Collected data
(begin)

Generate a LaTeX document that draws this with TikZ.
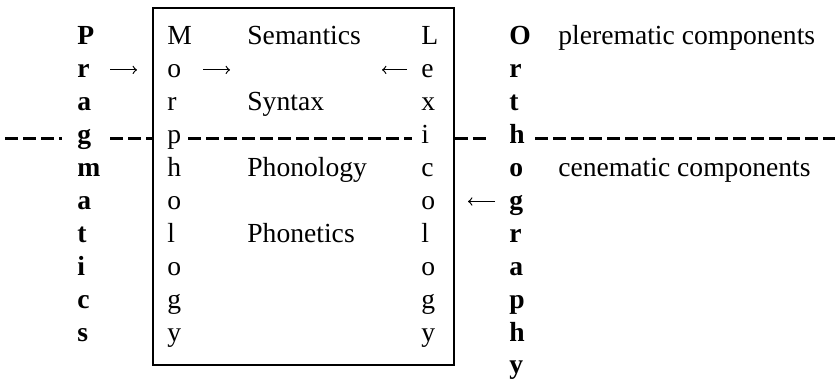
\documentclass[tikz,border=0pt]{standalone}
\usepackage{fontspec}
\setmainfont{Liberation Serif}

\tikzset{
	letter/.style={anchor=base west, inner sep=0pt, text height=10.5pt, text depth=2.5pt, font=\fontsize{13.8}{16}\selectfont},
	boldletter/.style={letter, font=\fontsize{13.8}{16}\selectfont\bfseries},
	word/.style={anchor=base west, inner sep=0pt, font=\fontsize{13.8}{16}\selectfont},
	cut/.style={line width=1.2pt, dash pattern=on 6.5pt off 2.5pt, transform canvas={yshift=-1.5pt}},
	arr/.style={->, line width=0.6pt},
}

\begin{document}
\begin{tikzpicture}[x=0.5pt, y=-0.5pt]

	\useasboundingbox (0,0) rectangle (835,383);

	% the box of the core components
	\node[draw, line width=0.8pt, minimum width=150.5pt, minimum height=178.5pt, inner sep=0pt] (box) at (303.5,186.5) {};

	% vertical words
	\foreach \c [count=\i] in {P,r,a,g,m,a,t,i,c,s}
		\node[boldletter] (p\i) at (77,{45+32.9*(\i-1)}) {\c};
	\foreach \c [count=\i] in {M,o,r,p,h,o,l,o,g,y}
		\node[letter] (m\i) at (167,{45+32.9*(\i-1)}) {\c};
	\foreach \c [count=\i] in {L,e,x,i,c,o,l,o,g,y}
		\node[letter] (l\i) at (421,{45+32.9*(\i-1)}) {\c};
	\foreach \c [count=\i] in {O,r,t,h,o,g,r,a,p,h,y}
		\node[boldletter] (o\i) at (509,{45+32.9*(\i-1)}) {\c};

	% components
	\node[word] (sem) at (247,45) {Semantics};
	\node[word] (syn) at (247,110.8) {Syntax};
	\node[word] (phon) at (247,176.6) {Phonology};
	\node[word] (phot) at (247,242.4) {Phonetics};
	\node[word] (pler) at (558,45) {plerematic components};
	\node[word] (cen) at (558,176.6) {cenematic components};

	% arrows
	\draw[arr, shorten <=16.5pt, shorten >=15pt] (p2.west) -- (m2.west);
	\draw[arr, shorten <=18pt, shorten >=95.5pt] (m2.west) -- (l2.west);
	\draw[arr, shorten <=7pt, shorten >=107.5pt] (l2.west) -- (m2.west);
	\draw[arr, shorten <=7pt, shorten >=23.5pt] (o6.west) -- (l6.west);

	% dividing line
	\coordinate (cl) at (5,0);
	\coordinate (cr) at (835,0);
	\draw[cut, shorten >=7.5pt] (cl |- p4.west) -- (p4.west);
	\draw[cut, shorten <=16.5pt] (p4.west) -- (p4.west -| box.west);
	\draw[cut, shorten <=10.5pt, shorten >=4.5pt] (m4.west) -- (l4.west);
	\draw[cut, shorten >=11pt] (o4.west -| box.east) -- (o4.west);
	\draw[cut, shorten <=13pt] (o4.west) -- (cr |- o4.west);

\end{tikzpicture}
\end{document}
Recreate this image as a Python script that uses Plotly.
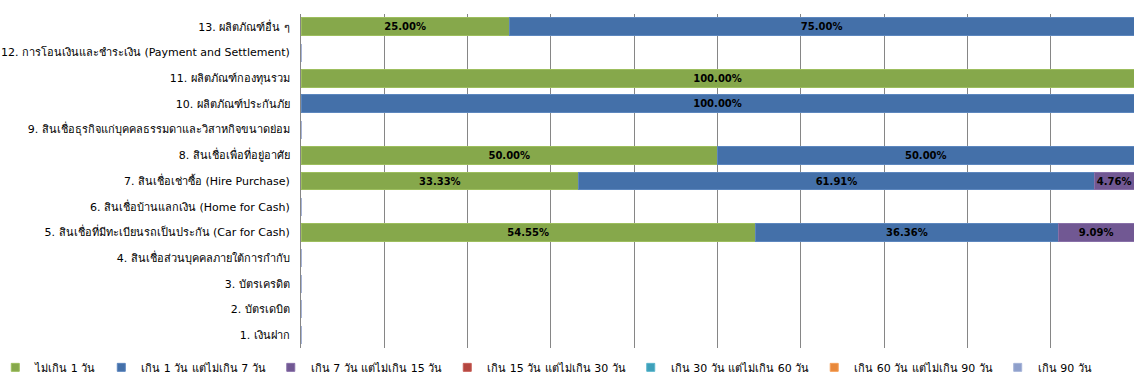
import plotly.graph_objects as go

categories = [
    "1. เงินฝาก",
    "2. บัตรเดบิต",
    "3. บัตรเครดิต",
    "4. สินเชื่อส่วนบุคคลภายใต้การกำกับ",
    "5. สินเชื่อที่มีทะเบียนรถเป็นประกัน (Car for Cash)",
    "6. สินเชื่อบ้านแลกเงิน (Home for Cash)",
    "7. สินเชื่อเช่าซื้อ (Hire Purchase)",
    "8. สินเชื่อเพื่อที่อยู่อาศัย",
    "9. สินเชื่อธุรกิจแก่บุคคลธรรมดาและวิสาหกิจขนาดย่อม",
    "10. ผลิตภัณฑ์ประกันภัย",
    "11. ผลิตภัณฑ์กองทุนรวม",
    "12. การโอนเงินและชำระเงิน (Payment and Settlement)",
    "13. ผลิตภัณฑ์อื่น ๆ",
]

series_names = [
    "ไม่เกิน 1 วัน",
    "เกิน 1 วัน แต่ไม่เกิน 7 วัน",
    "เกิน 7 วัน แต่ไม่เกิน 15 วัน",
    "เกิน 15 วัน แต่ไม่เกิน 30 วัน",
    "เกิน 30 วัน แต่ไม่เกิน 60 วัน",
    "เกิน 60 วัน แต่ไม่เกิน 90 วัน",
    "เกิน 90 วัน",
]

s_le1 = [0, 0, 0, 0, 54.55, 0, 33.33, 50.00, 0, 0, 100.00, 0, 25.00]
s_1_7 = [0, 0, 0, 0, 36.36, 0, 61.91, 50.00, 0, 100.00, 0, 0, 75.00]
s_7_15 = [0, 0, 0, 0, 9.09, 0, 4.76, 0, 0, 0, 0, 0, 0]
s_15_30 = [0] * 13
s_30_60 = [0] * 13
s_60_90 = [0] * 13
s_gt90 = [0] * 13

series_values = [s_le1, s_1_7, s_7_15, s_15_30, s_30_60, s_60_90, s_gt90]

colors = ["#86A84B", "#4470A9", "#715893", "#B4463F", "#3EA0BA", "#E8883A", "#8E9FCB"]
line_colors = ["#9DBE5E", "#5D87BE", "#8870A8", "#C8605A", "#5CB6CC", "#F5A05A", "#A6B4D8"]

FONT = "Tahoma, 'DejaVu Sans', 'Noto Sans', sans-serif"

fig = go.Figure()
for name, vals, c, lc in zip(series_names, series_values, colors, line_colors):
    fig.add_trace(go.Bar(
        y=categories,
        x=vals,
        name=name,
        legendgroup=name,
        showlegend=False,
        orientation="h",
        marker=dict(color=c, line=dict(color=lc, width=1)),
        text=[f"{v:.2f}%" if v else "" for v in vals],
        textposition="inside",
        insidetextanchor="middle",
        textangle=0,
        textfont=dict(family=FONT, size=10, color="#000000", weight="bold"),
        hoverinfo="skip",
    ))

# legend entries (small square keys like the original)
for name, c, lc in zip(series_names, colors, line_colors):
    fig.add_trace(go.Scatter(
        x=[None],
        y=[None],
        mode="markers",
        name=name,
        legendgroup=name,
        marker=dict(symbol="square", size=8, color=c, line=dict(color=lc, width=1)),
        hoverinfo="skip",
    ))

fig.update_layout(
    barmode="stack",
    bargap=0.3,
    width=1145,
    height=387,
    margin=dict(l=301, r=11, t=14, b=39, autoexpand=False),
    paper_bgcolor="white",
    plot_bgcolor="white",
    font=dict(family=FONT, size=11, color="#000000"),
    uniformtext=dict(minsize=10, mode="show"),
    showlegend=True,
    legend=dict(
        orientation="h",
        x=-0.367,
        xanchor="left",
        y=-0.058,
        yanchor="middle",
        font=dict(family=FONT, size=11, color="#000000"),
        itemwidth=30,
        traceorder="normal",
        tracegroupgap=0,
    ),
    xaxis=dict(
        range=[0, 100],
        dtick=10,
        showgrid=True,
        gridcolor="#868686",
        gridwidth=1,
        showticklabels=False,
        zeroline=False,
        showline=False,
        fixedrange=True,
        automargin=False,
    ),
    yaxis=dict(
        type="category",
        categoryorder="array",
        categoryarray=categories,
        showline=True,
        linecolor="#868686",
        linewidth=1,
        ticks="outside",
        ticklen=8,
        tickcolor="rgba(0,0,0,0)",
        showgrid=False,
        tickfont=dict(family=FONT, size=11, color="#000000"),
        fixedrange=True,
        automargin=False,
    ),
)

fig.write_html(
    "out.html",
    config={"displayModeBar": False},
    post_script="document.body.style.margin='0';document.body.style.overflow='hidden';",
)
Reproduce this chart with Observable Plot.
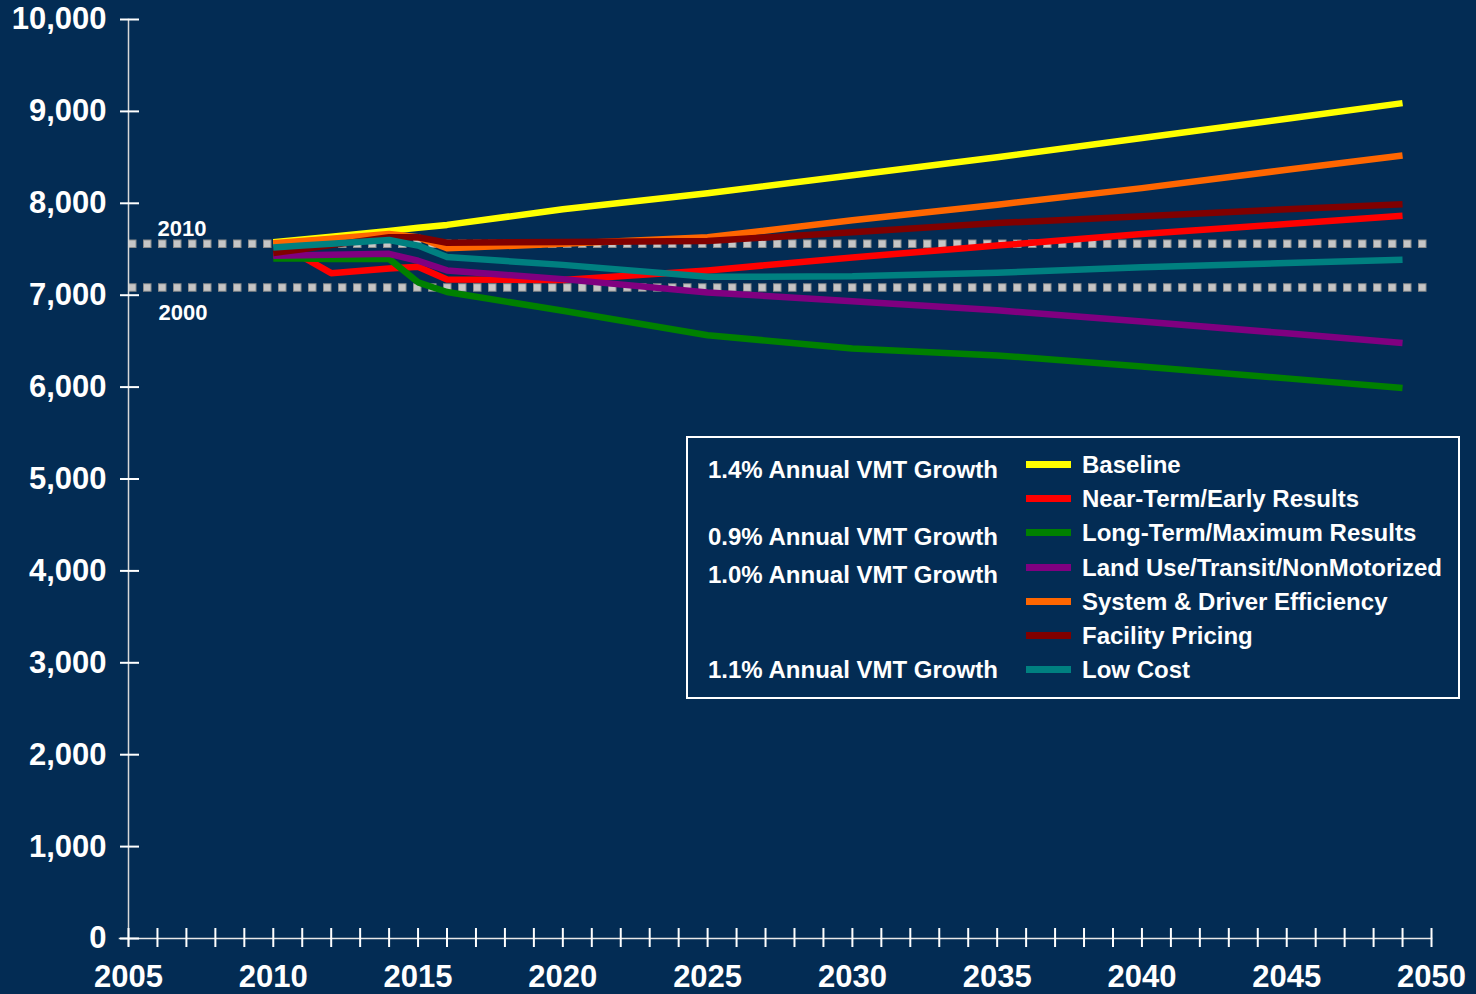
<!DOCTYPE html>
<html>
<head>
<meta charset="utf-8">
<script src="https://cdn.jsdelivr.net/npm/d3@7"></script>
<script src="https://cdn.jsdelivr.net/npm/@observablehq/plot@0.6"></script>
<style>
  html, body { margin: 0; padding: 0; background: #032c54; }
  #chart { position: relative; width: 1476px; height: 994px; font-family: "Liberation Sans", Arial, sans-serif; font-weight: bold; color: #fff; }
  #chart svg { position: absolute; left: 0; top: 0; }
  .legend { position: absolute; left: 686px; top: 436px; width: 774px; height: 263px; box-sizing: border-box; border: 2px solid #fff; }
  .legend span { position: absolute; white-space: nowrap; font-size: 24px; line-height: 24px; }
  .legend i { position: absolute; width: 45px; height: 7px; }
</style>
</head>
<body>
<div id="chart"></div>
<script>
// Annual VMT (millions) by scenario
const years = [2010, 2011, 2012, 2014, 2015, 2016, 2020, 2025, 2030, 2035, 2040, 2045, 2049];
const baseline  = [7575, 7605, 7635, 7700, 7735, 7765, 7935, 8110, 8305, 8500, 8710, 8920, 9090];
const nearTerm  = [7440, 7420, 7240, 7290, 7310, 7170, 7165, 7270, 7410, 7540, 7665, 7775, 7865];
const longTerm  = [7400, 7400, 7395, 7395, 7140, 7035, 6830, 6565, 6420, 6345, 6225, 6095, 5990];
const landUse   = [7430, 7435, 7440, 7450, 7375, 7270, 7175, 7030, 6935, 6835, 6715, 6585, 6480];
const systemEff = [7565, 7590, 7615, 7665, 7630, 7510, 7560, 7630, 7815, 7985, 8165, 8365, 8520];
const facility  = [7460, 7500, 7545, 7630, 7630, 7570, 7580, 7590, 7685, 7785, 7860, 7935, 7990];
const lowCost   = [7520, 7540, 7560, 7600, 7540, 7415, 7330, 7200, 7205, 7245, 7305, 7350, 7385];

const seriesNames = ["Baseline", "Near-Term/Early Results", "Long-Term/Maximum Results",
  "Land Use/Transit/NonMotorized", "System & Driver Efficiency", "Facility Pricing", "Low Cost"];
const seriesValues = [baseline, nearTerm, longTerm, landUse, systemEff, facility, lowCost];
const seriesColors = ["#ffff00", "#ff0000", "#008000", "#800080", "#ff6600", "#800000", "#008080"];
const growthLabels = ["1.4% Annual VMT Growth", "", "0.9% Annual VMT Growth", "1.0% Annual VMT Growth", "", "", "1.1% Annual VMT Growth"];

// Historical reference levels
const refLabels = ["2010", "2000"];
const refValues = [7560, 7085];

// Axis ticks
const yTicks = [0, 1000, 2000, 3000, 4000, 5000, 6000, 7000, 8000, 9000, 10000];
const xLabelYears = [2005, 2010, 2015, 2020, 2025, 2030, 2035, 2040, 2045, 2050];
const xTickYears = d3.range(2005, 2051);

const rows = [];
seriesValues.forEach((vals, i) => vals.forEach((v, j) => rows.push({series: seriesNames[i], year: years[j], value: v})));
const refs = refLabels.map((label, i) => ({label, value: refValues[i]}));

const plot = Plot.plot({
  width: 1476,
  height: 994,
  marginLeft: 128,
  marginRight: 45,
  marginTop: 19,
  marginBottom: 56,
  style: {background: "transparent", color: "#fff", fontFamily: "'Liberation Sans', Arial, sans-serif", fontWeight: "bold", overflow: "visible"},
  x: {domain: [2005, 2050], axis: null},
  y: {domain: [0, 10000], axis: null},
  color: {domain: seriesNames, range: seriesColors},
  marks: [
    // dotted reference levels: grey squares with a darker rim
    Plot.ruleY(refs, {y: "value", stroke: "#8c8c8c", strokeWidth: 8.5, strokeDasharray: "8.5,6.5"}),
    Plot.ruleY(refs, {y: "value", stroke: "#c6c6c6", strokeWidth: 6.5, strokeDasharray: "6.5,8.5", strokeDashoffset: -1}),
    Plot.text([refs[0]], {y: "value", text: "label", frameAnchor: "left", dx: 29, dy: -15, textAnchor: "start", fontSize: 22, fill: "#fff"}),
    Plot.text([refs[1]], {y: "value", text: "label", frameAnchor: "left", dx: 30, dy: 26, textAnchor: "start", fontSize: 22, fill: "#fff"}),
    // scenario lines
    Plot.line(rows, {x: "year", y: "value", z: "series", stroke: "series", strokeWidth: 6.5, strokeLinejoin: "round", strokeLinecap: "butt"}),
    // axis lines
    Plot.frame({anchor: "left", stroke: "#d8d8d8", strokeWidth: 1.5, insetBottom: -7}),
    Plot.frame({anchor: "bottom", stroke: "#e8e8e8", strokeWidth: 1.5, insetLeft: -9}),
    // tick marks crossing the axes
    Plot.axisY({ticks: yTicks, tickSize: 19, dx: 11, tickFormat: () => "", stroke: "#fff", strokeWidth: 2, label: null}),
    Plot.axisX({ticks: xTickYears, tickSize: 19, dy: -10, tickFormat: () => "", stroke: "#fff", strokeWidth: 2, label: null}),
    // tick labels
    Plot.axisY({ticks: yTicks, tickSize: 0, tickPadding: 22, tickFormat: d3.format(","), fontSize: 31, fill: "#fff", label: null}),
    Plot.axisX({ticks: xLabelYears, tickSize: 0, tickPadding: 26, tickFormat: d3.format("d"), fontSize: 31, fill: "#fff", label: null})
  ]
});

const chart = document.getElementById("chart");
chart.appendChild(plot);

// legend box
const legend = document.createElement("div");
legend.className = "legend";
const rowTop = 15, rowStep = 34.17;
const noteShift = [5, 0, 4, 7, 0, 0, 0];
seriesNames.forEach((name, i) => {
  const top = rowTop + i * rowStep;
  const sw = document.createElement("i");
  sw.style.left = "338px";
  sw.style.top = (top + 8) + "px";
  sw.style.background = seriesColors[i];
  legend.appendChild(sw);
  const lab = document.createElement("span");
  lab.textContent = name;
  lab.style.left = "394px";
  lab.style.top = top + "px";
  legend.appendChild(lab);
  if (growthLabels[i]) {
    const note = document.createElement("span");
    note.textContent = growthLabels[i];
    note.style.left = "20px";
    note.style.top = (top + noteShift[i]) + "px";
    legend.appendChild(note);
  }
});
chart.appendChild(legend);
</script>
</body>
</html>
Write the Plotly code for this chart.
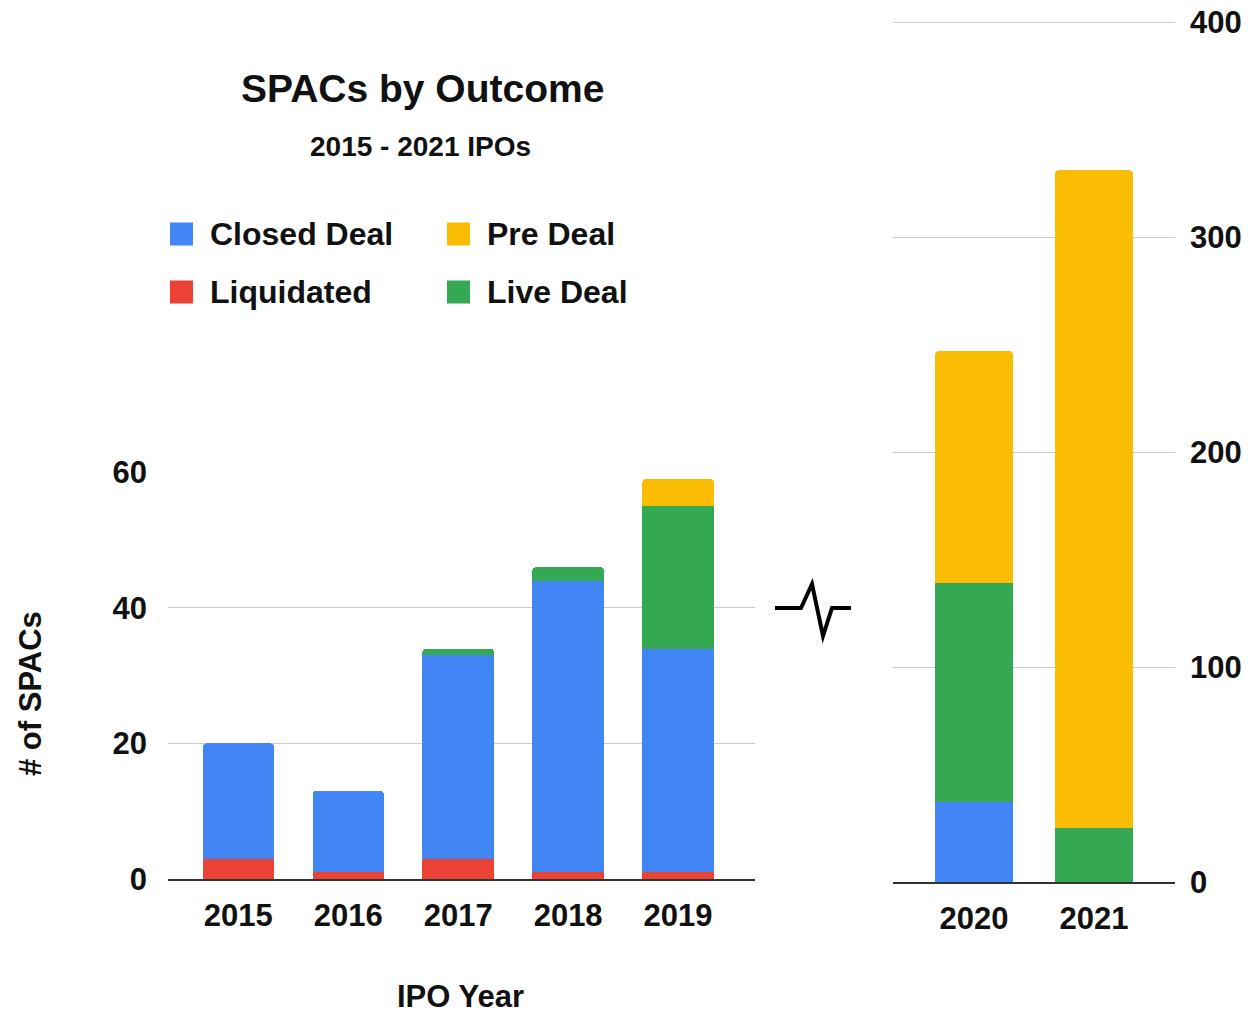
import plotly.graph_objects as go

# IPO years and outcome counts (number of SPACs)
years = ["2015", "2016", "2017", "2018", "2019", "2020", "2021"]
liquidated = [3, 1, 3, 1, 1, 0, 0]
closed_deal = [17, 12, 30, 43, 33, 37, 0]
live_deal = [0, 0, 1, 2, 21, 102, 25]
pre_deal = [0, 0, 0, 0, 4, 108, 306]

left_ticks = [0, 20, 40, 60]
right_ticks = [0, 100, 200, 300, 400]

# stacking order, bottom to top
series = [
    ("Liquidated", liquidated, "#EA4335"),
    ("Closed Deal", closed_deal, "#4285F4"),
    ("Live Deal", live_deal, "#34A853"),
    ("Pre Deal", pre_deal, "#FBBC04"),
]

W, H = 1248, 1014
FONT = "Liberation Sans"


def px(x):
    return x / W


def py(y):
    return 1 - y / H


fig = go.Figure()
split = 5  # 2015-2019 on the left panel, 2020-2021 on the right
for name, vals, color in series:
    fig.add_trace(go.Bar(x=years[:split], y=vals[:split], name=name,
                         marker=dict(color=color, line=dict(width=0)),
                         xaxis="x", yaxis="y", showlegend=False))
    fig.add_trace(go.Bar(x=years[split:], y=vals[split:], name=name,
                         marker=dict(color=color, line=dict(width=0)),
                         xaxis="x2", yaxis="y2", showlegend=False))

tick_font = dict(family=FONT, size=31, color="#111", weight="bold")
axis_common = dict(showgrid=False, showline=True, linecolor="#333", linewidth=2,
                   ticks="", tickfont=tick_font, ticklabelstandoff=8, zeroline=False,
                   fixedrange=True, automargin=False)
yaxis_common = dict(showgrid=True, gridcolor="#cccccc", gridwidth=1, zeroline=False,
                    showline=False, ticks="", tickfont=tick_font, fixedrange=True,
                    automargin=False)

fig.update_layout(
    width=W, height=H,
    margin=dict(l=0, r=0, t=0, b=0, autoexpand=False),
    paper_bgcolor="white", plot_bgcolor="white",
    barmode="stack", bargap=0.35, barcornerradius=4,
    xaxis=dict(domain=[px(168), px(755)], anchor="y", range=[-0.64, 4.7], **axis_common),
    yaxis=dict(domain=[py(879), py(472)], anchor="x", range=[0, 60.05],
               tickvals=left_ticks, ticklabelstandoff=20, **yaxis_common),
    xaxis2=dict(domain=[px(893), px(1175)], anchor="y2", range=[-0.675, 1.675], **axis_common),
    yaxis2=dict(domain=[py(882), py(21)], anchor="x2", range=[0, 400.5], side="right",
                tickvals=right_ticks, ticklabelstandoff=14, **yaxis_common),
)

annotations = [
    dict(text="SPACs by Outcome", x=px(422), y=py(88),
         font=dict(family=FONT, size=39, color="#111", weight="bold")),
    dict(text="2015 - 2021 IPOs", x=px(420), y=py(147),
         font=dict(family=FONT, size=28, color="#111", weight="bold")),
    dict(text="IPO Year", x=px(460), y=py(996),
         font=dict(family=FONT, size=31, color="#111", weight="bold")),
    dict(text="# of SPACs", x=px(30), y=py(694), textangle=-90,
         font=dict(family=FONT, size=31, color="#111", weight="bold")),
]

# legend: two columns, two rows
legend_items = [
    ("Closed Deal", "#4285F4", 170, 234),
    ("Pre Deal", "#FBBC04", 447, 234),
    ("Liquidated", "#EA4335", 170, 292),
    ("Live Deal", "#34A853", 447, 292),
]
shapes = []
for label, color, lx, ly in legend_items:
    shapes.append(dict(type="rect", xref="paper", yref="paper",
                       x0=px(lx), x1=px(lx + 23), y0=py(ly + 11.5), y1=py(ly - 11.5),
                       fillcolor=color, line=dict(width=0)))
    annotations.append(dict(text=label, x=px(lx + 38), y=py(ly), xanchor="left",
                            font=dict(family=FONT, size=32, color="#111", weight="bold")))

# axis break marker between the two panels
pts = [(775, 608), (801, 608), (812, 584), (823, 636), (832, 608), (851, 608)]
path = "M " + " L ".join(f"{px(x)},{py(y)}" for x, y in pts)
shapes.append(dict(type="path", xref="paper", yref="paper", path=path,
                   line=dict(color="black", width=4)))

for a in annotations:
    a.setdefault("xref", "paper")
    a.setdefault("yref", "paper")
    a.setdefault("showarrow", False)
    a.setdefault("xanchor", "center")
    a.setdefault("yanchor", "middle")

fig.update_layout(annotations=annotations, shapes=shapes)

fig.write_html("out.html")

(end)

Leave out the pictures. Transcribe only the lines above, from the first through the one that contains "(cen) at (558,176.6)".

Generate a LaTeX document that draws this with TikZ.
\documentclass[tikz,border=0pt]{standalone}
\usepackage{fontspec}
\setmainfont{Liberation Serif}

\tikzset{
	letter/.style={anchor=base west, inner sep=0pt, text height=10.5pt, text depth=2.5pt, font=\fontsize{13.8}{16}\selectfont},
	boldletter/.style={letter, font=\fontsize{13.8}{16}\selectfont\bfseries},
	word/.style={anchor=base west, inner sep=0pt, font=\fontsize{13.8}{16}\selectfont},
	cut/.style={line width=1.2pt, dash pattern=on 6.5pt off 2.5pt, transform canvas={yshift=-1.5pt}},
	arr/.style={->, line width=0.6pt},
}

\begin{document}
\begin{tikzpicture}[x=0.5pt, y=-0.5pt]

	\useasboundingbox (0,0) rectangle (835,383);

	% the box of the core components
	\node[draw, line width=0.8pt, minimum width=150.5pt, minimum height=178.5pt, inner sep=0pt] (box) at (303.5,186.5) {};

	% vertical words
	\foreach \c [count=\i] in {P,r,a,g,m,a,t,i,c,s}
		\node[boldletter] (p\i) at (77,{45+32.9*(\i-1)}) {\c};
	\foreach \c [count=\i] in {M,o,r,p,h,o,l,o,g,y}
		\node[letter] (m\i) at (167,{45+32.9*(\i-1)}) {\c};
	\foreach \c [count=\i] in {L,e,x,i,c,o,l,o,g,y}
		\node[letter] (l\i) at (421,{45+32.9*(\i-1)}) {\c};
	\foreach \c [count=\i] in {O,r,t,h,o,g,r,a,p,h,y}
		\node[boldletter] (o\i) at (509,{45+32.9*(\i-1)}) {\c};

	% components
	\node[word] (sem) at (247,45) {Semantics};
	\node[word] (syn) at (247,110.8) {Syntax};
	\node[word] (phon) at (247,176.6) {Phonology};
	\node[word] (phot) at (247,242.4) {Phonetics};
	\node[word] (pler) at (558,45) {plerematic components};
	\node[word] (cen) at (558,176.6) {cenematic components};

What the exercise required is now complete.